Claiming the assets were obtained through copyright and money laundering crimes, the U.S. Government launched a separate civil action in which it asked the court to forfeit the bank accounts, cars, and other seized possessions of the Megaupload defendants.
Dotcom then petitioned the US Supreme Court to hear the case.
The crux of the case is whether or not the District Court’s order to forfeit an estimated $67 million in assets was right. The defense held that Dotcom and the other Megaupload defendants were wrongfully labeled as fugitives by the Department of Justice, and wanted the ruling overturned.
The Supreme Court, however, decided not to hear the case, it announced today. The news comes as a setback to Megaupload’s legal team, who had hoped for a better outcome.
“We are disappointed in the US Supreme Court’s denial of the Cert Petition – it is a bad day for due process and international treaties,” Ira Rothken, Kim Dotcom’s counsel, informs TorrentFreak.
“Kim Dotcom has never been to the United States, is presumed innocent, and is lawfully opposing extradition under the US – New Zealand Treaty – yet the US by merely labeling him as a fugitive gets a judgment to take all of his assets with no due process.”
The Supreme Court’s decision not to hear the case doesn’t mean that the assets are all lost. Many of the funds are located abroad in New Zealand and Hong Kong, and the defense will now focus its efforts on these jurisdictions.
“The New Zealand and Hong Kong courts, who have authority over the assets, will now need to weigh in on this issue and we are cautiously optimistic that they will take a dim view of the Fugitive Disentitlement Doctrine and oppose US efforts to seize such assets,” Rothken says.
The actions of the US Department of Justice violate the prohibition against double jeopardy in the US – New Zealand extradition process, Dotcom’s legal team argues.

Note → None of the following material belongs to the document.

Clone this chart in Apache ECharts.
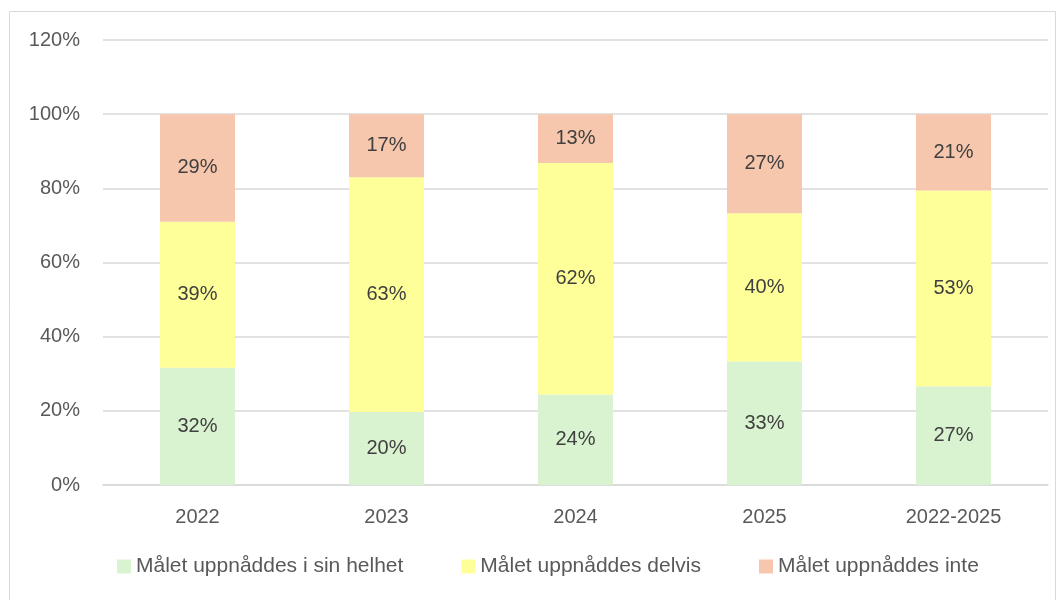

With the assets forfeiture, the Megaupload defendants have now been punished for the copyright infringement allegations in the indictment. On top of this they risk a possible extradition to face a second punishment in the US, which places the defendants in double jeopardy, Rothken explains.
So, while the legal options in the United States have run out, the seized assets battle is far from over.